Rather than thinking in terms of the divine and magic in the area of theology and metaphysics — which is really where thoughts about the divine and magic should be contained — the left, being Bad at Secularism, instead permits superstition, myth, and magic to flood into all other compartments of their ship of the mind.

Rather than keeping religious thought confined to religions matters, as the openly religious do, the left, which is intensely religious but believes it is not, instead employs religious thought in all modes of thinking, particularly in politics (where The Government easily steps into the place of God as the Large, Abstract Power That Lords Above Us), but also in what they call “science.”

You know, the science which personifies the Earth as a deity who seeks vengeance upon polluters and people who drive cars.

These Bad Secularists do not call this religion. They will not acknowledge it as fundamentally magical thinking, “pre-logical” and falling into the same primitive thought patterns still kicking around in the human mind which require that every extraordinary event be conjured by Mighty Sorcerers, or sent by the gods as punishment for a Grievous Sin.

And yet those who preen as being the most Free From Superstition are in fact the most shackled by it, because their very vanity will not permit them to see the ridiculous magical mythology they surround themselves in. Thus, within one single day, the Bad Secularists at the New York Times will posit that magical rightwing sorcerers directed the communist crocodile Lee Harvey Oswald to snatch the Princeling Kennedy from the river’s bank, and the Bad Secularists at the Washington Post likewise weave mythic strands around Lee Harvey Oswald, Marxist, Soviet Defector, and world’s first known Tea Partier.

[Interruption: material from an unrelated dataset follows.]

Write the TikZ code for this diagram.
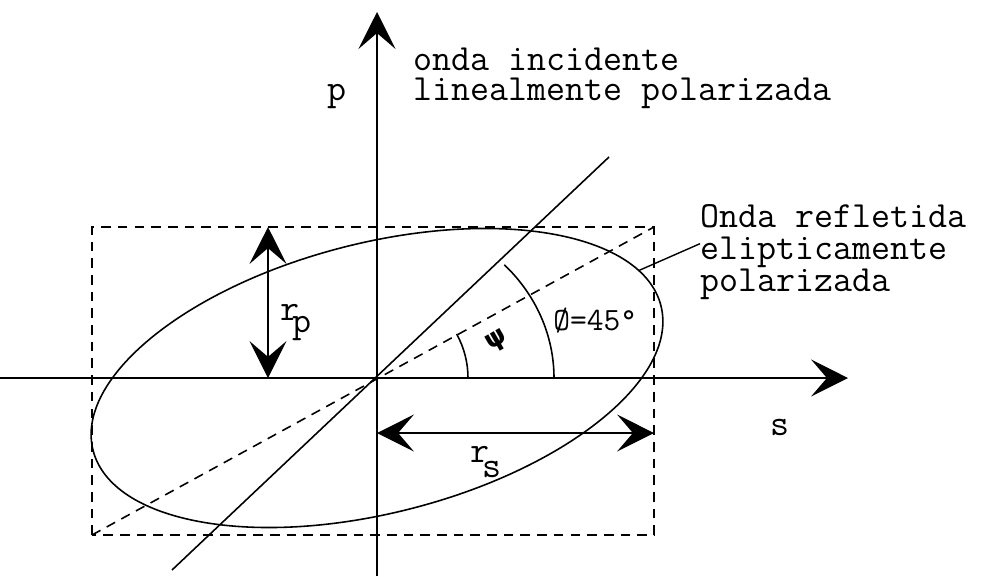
\documentclass[tikz,border=0pt]{standalone}
\usepackage{fontspec}
\newfontfamily\grkfont{DejaVu Sans}
\usetikzlibrary{arrows.meta,positioning,calc}
\tikzset{
  axisarrow/.style={-{Stealth[length=21pt, width=21pt, inset=9pt]}, line width=1.1pt},
  dimarrow/.style={{Stealth[length=21pt, width=21pt, inset=9pt]}-{Stealth[length=21pt, width=21pt, inset=9pt]}, line width=0.8pt},
  boxline/.style={dash pattern=on 5.5pt off 4pt, line width=0.9pt},
  wave/.style={line width=0.9pt},
  mtext/.style={font=\ttfamily\fontsize{21}{25}\selectfont, inner sep=0pt, anchor=base west},
  angtext/.style={font=\ttfamily\fontsize{18.5}{22}\selectfont, inner sep=0pt, anchor=base west}
}

\begin{document}
\begin{tikzpicture}[x=0.02cm, y=0.02cm]
\useasboundingbox (-377,-198) rectangle (626,378);

% axes
\coordinate (O) at (0,0);
\coordinate (xl) at (-377,0);
\coordinate (xr) at (471,0);
\coordinate (yb) at (0,-198);
\coordinate (yt) at (0,366);
\draw[axisarrow] (xl) -- (xr);
\draw[axisarrow] (yb) -- (yt);

% box and diagonals
\coordinate (bl) at (-285,-157);
\coordinate (tr) at (277,151);
\draw[boxline] (bl) rectangle (tr);
\draw[boxline] (bl) -- (tr);
\coordinate (dl) at (-205,-192);
\coordinate (du) at (232,221);
\draw[wave] (dl) -- (du);

% ellipse
\draw[wave, rotate=14.3] (O) ellipse [x radius=293, y radius=135];
\path[rotate=14.3] (O) ++(17:293 and 135) coordinate (lead);

% angles
\coordinate (a1) at (177,0);
\coordinate (a2) at (91,0);
\draw[wave] (a1) arc[start angle=0, end angle=44, x radius=177, y radius=163];
\draw[wave] (a2) arc[start angle=0, end angle=29, radius=91];
\node[rotate=30, font=\grkfont\bfseries\fontsize{15}{15}\selectfont, inner sep=0pt] (psi) at (120,37) {ψ};
\node[angtext] (phi) at (176,48) {Ø=45°};

% r_p and r_s
\coordinate (rp0) at (-109,0);
\coordinate (rp1) at (-109,151);
\draw[dimarrow] (rp0) -- (rp1);
\node[mtext] (rp) at (-97,58) {r\kern-4pt\raisebox{-7pt}{p}};
\coordinate (rs0) at (0,-55);
\coordinate (rs1) at (277,-55);
\draw[dimarrow] (rs0) -- (rs1);
\node[mtext] (rs) at (93,-84) {r\kern-4pt\raisebox{-9pt}{s}};

% labels
\node[mtext] (pl) at (-50,278) {p};
\node[mtext] (sl) at (393,-57) {s};
\node[mtext] (inc1) at (36,308) {onda incidente};
\node[mtext, below=0.62cm of inc1.base west, anchor=base west] (inc2) {linealmente polarizada};
\node[mtext] (ref1) at (323,151) {Onda refletida};
\node[mtext, below=0.65cm of ref1.base west, anchor=base west] (ref2) {elipticamente};
\node[mtext, below=0.65cm of ref2.base west, anchor=base west] (ref3) {polarizada};
\draw[line width=0.8pt] (lead) -- ([yshift=9pt]ref2.base west);
\end{tikzpicture}
\end{document}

And thus all the world’s Devils are grouped together, ranked in Might and put into their diabolical hierarchy, Satan on top, Baal and Moloch next, and so on, down to Sarah Palin and the Koch Brothers.

We live in an age of religious hysteria. And the religious hysteria is not coming from the usual quarters, the self-acknowledged religious. Instead it comes from the irreligious, whose liberation from god only loosens the leash of their illogic and preference for mythic structures over reality.

You don’t need God to be religious hysteric.

All you need is a Dogma and a Devil.

Ace, “Enchanted Crocodiles, Mighty Sorcerers, and Lee Harvey Oswald”, Ace of Spades H.Q., 2013-11-22.